Shares of The Trade Desk (TTD, Financial) have dropped today by 4.96%, reflecting investor concerns over the company's high valuation, despite a strong third-quarter earnings report.
The Trade Desk (TTD, Financial) reported a 27% increase in revenue to $628 million, exceeding the anticipated $619.9 million. This growth was supported by the company's investments in its Kokai AI platform, which contributed to significant margin expansion under GAAP.

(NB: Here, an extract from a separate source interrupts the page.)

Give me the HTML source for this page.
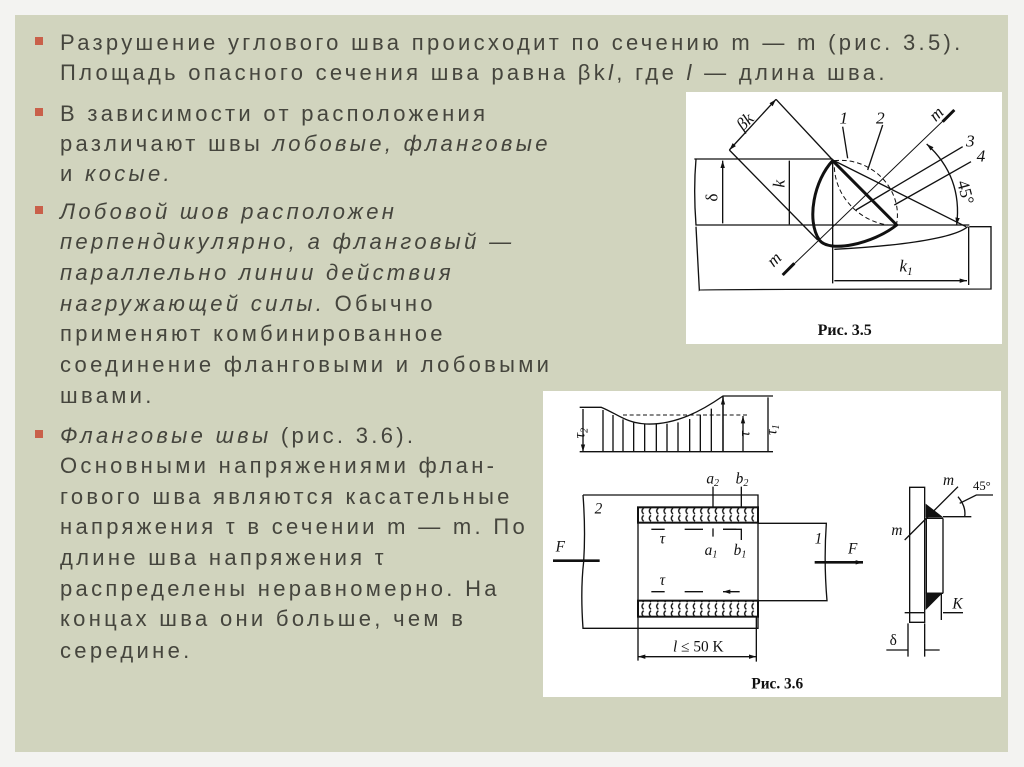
<!DOCTYPE html>
<html><head><meta charset="utf-8"><style>
html,body{margin:0;padding:0;}
body{width:1024px;height:767px;background:#f3f3f1;position:relative;overflow:hidden;font-family:"Liberation Sans","DejaVu Sans",sans-serif;}
#panel{position:absolute;left:15px;top:15px;width:993px;height:737px;background:#d1d4be;}
.l{position:absolute;left:60px;font-size:22px;letter-spacing:3.3px;color:#45453d;white-space:nowrap;line-height:24px;}
.b{position:absolute;left:35px;width:8px;height:8px;background:#c9604a;}
i{font-style:italic;}
.fig{position:absolute;background:#fff;}
svg{position:absolute;}
</style></head><body>
<div id="panel"></div>
<div class="b" style="top:37px"></div>
<div class="l" style="top:31px">Разрушение углового шва происходит по сечению m — m (рис. 3.5).</div>
<div class="l" style="top:61px">Площадь опасного сечения шва равна βk<i>l</i>, где <i>l</i> — длина шва.</div>
<div class="b" style="top:108px"></div>
<div class="l" style="top:102px">В зависимости от расположения</div>
<div class="l" style="top:132px">различают швы <i>лобовые, фланговые</i></div>
<div class="l" style="top:162px">и <i>косые.</i></div>
<div class="b" style="top:206px"></div>
<div class="l" style="top:200px"><i>Лобовой шов расположен</i></div>
<div class="l" style="top:230px"><i>перпендикулярно, а фланговый —</i></div>
<div class="l" style="top:261px"><i>параллельно линии действия</i></div>
<div class="l" style="top:292px"><i>нагружающей силы.</i> Обычно</div>
<div class="l" style="top:322px">применяют комбинированное</div>
<div class="l" style="top:353px">соединение фланговыми и лобовыми</div>
<div class="l" style="top:384px">швами.</div>
<div class="b" style="top:430px"></div>
<div class="l" style="top:424px"><i>Фланговые швы</i> (рис. 3.6).</div>
<div class="l" style="top:454px">Основными напряжениями флан-</div>
<div class="l" style="top:485px">гового шва являются касательные</div>
<div class="l" style="top:515px">напряжения τ в сечении m — m. По</div>
<div class="l" style="top:546px">длине шва напряжения τ</div>
<div class="l" style="top:577px">распределены неравномерно. На</div>
<div class="l" style="top:607px">концах шва они больше, чем в</div>
<div class="l" style="top:639px">середине.</div>

<div class="fig" style="left:686px;top:92px;width:316px;height:252px"></div>
<svg style="left:686px;top:90px" width="320" height="260" viewBox="0 0 960 780" font-family="Liberation Serif,serif" font-style="italic">
<defs>
<marker id="A" viewBox="0 0 10 10" refX="10" refY="5" markerWidth="22" markerHeight="22" orient="auto-start-reverse" markerUnits="userSpaceOnUse"><path d="M0 2L10 5L0 8z" fill="#111"/></marker></defs>
<g stroke="#111" stroke-width="4" fill="none">
<path d="M25 207H440M30 207Q22 300 30 405H850M30 410L40 600Q42 598 915 597V410H850"/>
<path d="M440 210L840 410M445 478C600 470 800 450 845 410"/>
<path d="M440 210V580M848 410V585"/>
<path d="M110 212V400M310 212V403M445 572H843" marker-start="url(#A)" marker-end="url(#A)"/>
<path d="M270 28L440 210M130 180L395 450"/>
<path d="M130 180L270 28" marker-start="url(#A)" marker-end="url(#A)"/>
<path d="M290 555L805 60" stroke-width="3"/>
<path d="M290 555L325 520M770 95L805 60" stroke-width="9"/>
<path d="M510 360L830 170M625 345L855 215M470 110L485 205M590 105L545 240"/>
<path d="M722 162Q830 260 812 405" marker-start="url(#A)" marker-end="url(#A)"/>
<path d="M445 212C560 200 650 300 632 400M445 232C450 330 530 395 605 405" stroke-dasharray="14 9" stroke-width="3"/>
<path d="M440 212C385 270 360 390 400 450C430 490 560 462 632 405Z" stroke-width="9" stroke-linejoin="round"/>
</g>
<g fill="#111" font-size="52">
<text x="145" y="110" transform="rotate(-45 175 85)">βk</text>
<text x="262" y="290" transform="rotate(-90 280 275)">k</text>
<text x="60" y="330" transform="rotate(-90 80 315)" font-style="normal">δ</text>
<text x="640" y="545">k<tspan font-size="34" dy="10">1</tspan></text>
<text x="460" y="100">1</text><text x="570" y="100">2</text>
<text x="840" y="170">3</text><text x="872" y="215">4</text>
<text x="245" y="520" transform="rotate(-45 270 505)">m</text>
<text x="730" y="80" transform="rotate(-45 760 65)">m</text>
<text x="810" y="320" transform="rotate(75 840 300)" font-style="normal">45°</text>
<text x="395" y="735" font-style="normal" font-weight="bold" font-size="48">Рис. 3.5</text>
</g>
</svg>

<div class="fig" style="left:543px;top:391px;width:458px;height:306px"></div>
<svg style="left:543px;top:390px" width="460" height="310" viewBox="0 0 1380 930" font-family="Liberation Serif,serif" font-style="italic">
<defs>
<marker id="B" viewBox="0 0 10 10" refX="10" refY="5" markerWidth="22" markerHeight="22" orient="auto-start-reverse" markerUnits="userSpaceOnUse"><path d="M0 2L10 5L0 8z" fill="#111"/></marker>
<pattern id="h" width="22" height="22" patternUnits="userSpaceOnUse"><path d="M16 2Q6 11 16 20" stroke="#111" stroke-width="4" fill="none"/></pattern>
</defs>
<g stroke="#111" stroke-width="4" fill="none">
<path d="M110 185H690M110 52H175C220 70 250 100 310 102C400 105 480 60 540 18H690M540 18V185"/>
<path d="M240 75H620" stroke-dasharray="12 8" stroke-width="3"/>
<path d="M120 185V57M675 185V22M600 185V78" marker-start="url(#B)" marker-end="url(#B)"/>
<g marker-end="url(#B)"><path d="M180 185V60M210 185V75M240 185V88M272 185V98M305 185V102M340 185V102M372 185V101M405 185V97M440 185V87M472 185V74M505 185V56M540 185V22"/></g>
<path d="M120 315H645V715H120Q112 600 122 515Q128 420 120 315"/>
<path d="M645 400H850Q842 515 852 632H645M285 350V812M640 680V815"/>
<rect x="285" y="352" width="360" height="46" fill="url(#h)" stroke-width="6"/>
<rect x="285" y="632" width="360" height="48" fill="url(#h)" stroke-width="6"/>
<path d="M510 290V352M595 290V352M510 415V440M540 418H595V450"/>
<path d="M365 418H325M480 418H425M580 418H540M365 605H325M480 605H425M590 605H540" marker-end="url(#B)"/>
<path d="M170 512H30M815 517H960" stroke-width="8" marker-end="url(#B)"/>
<path d="M285 800H640" marker-start="url(#B)" marker-end="url(#B)"/>
<path d="M1100 292H1145V697H1100ZM1150 385V610M1200 385V610M1150 385H1200M1150 610H1200"/>
<path d="M1150 345L1195 380H1150ZM1150 610L1195 610L1150 655Z" fill="#111"/>
<path d="M1085 450L1245 290M1200 380H1285M1245 320Q1270 350 1265 380M1250 340L1300 315H1350"/>
<path d="M1085 668H1145M1260 668H1200M1030 780H1095M1190 780H1145"/>
<path d="M1095 700V800M1145 700V800M1195 610V690"/>
</g>
<g fill="#111" font-size="46">
<text x="85" y="145" transform="rotate(-90 105 125)">τ<tspan font-size="30" dy="8">2</tspan></text>
<text x="590" y="140" transform="rotate(-90 605 125)">τ</text>
<text x="665" y="140" transform="rotate(-90 680 120)">τ<tspan font-size="30" dy="8">1</tspan></text>
<text x="490" y="280">a<tspan font-size="30" dy="8">2</tspan></text>
<text x="578" y="280">b<tspan font-size="30" dy="8">2</tspan></text>
<text x="485" y="495">a<tspan font-size="30" dy="8">1</tspan></text>
<text x="572" y="495">b<tspan font-size="30" dy="8">1</tspan></text>
<text x="350" y="460">τ</text><text x="350" y="585">τ</text>
<text x="155" y="370">2</text><text x="815" y="460">1</text>
<text x="38" y="485">F</text><text x="915" y="490">F</text>
<text x="1200" y="285">m</text><text x="1045" y="435">m</text>
<text x="1290" y="300" font-style="normal" font-size="38">45°</text>
<text x="1228" y="655">K</text><text x="1040" y="765" font-style="normal">δ</text>
<text x="390" y="785" font-style="normal" font-size="46"><tspan font-style="italic">l</tspan> ≤ 50 K</text>
<text x="625" y="895" font-style="normal" font-weight="bold" font-size="46">Рис. 3.6</text>
</g>
</svg>
</body></html>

The company's robust customer retention of over 95% showcases a decade-long trend of stability and reliability. The expansion of its Unified ID 2.0 protocol, with new collaborations with Roku and Spotify, underscores the company's strategic maneuvers to enhance its market position.
The GAAP operating income of The Trade Desk (TTD, Financial) nearly tripled to $108.5 million, highlighting prudent spending practices. The adjusted earnings per share rose from $0.33 to $0.41, surpassing the consensus estimate of $0.39.
Looking ahead, the company anticipates revenue to hit at least $756 million in the next quarter, signifying a growth rate of at least 25% compared to the same quarter last year. In addition, the adjusted EBITDA is projected to be around $363 million, with a margin approaching 50%.
However, one of the main concerns for investors is the high valuation of The Trade Desk (TTD, Financial). With a P/E ratio nearing its one-year high at 251.9 and a P/B ratio of 25.76, the valuation appears steep. The recent stock price of $125.95 is also close to its 52-week high. According to the GF Value, The Trade Desk is considered "Modestly Overvalued", with a GF value of $104.85.
Despite the high valuation, The Trade Desk (TTD, Financial) exhibits strong financial metrics. The company maintains strong financial strength with an Altman Z-Score of 14.59 and a comfortable interest coverage. The firm also shows promise in its growth grade and financial health, marked with high GF scores.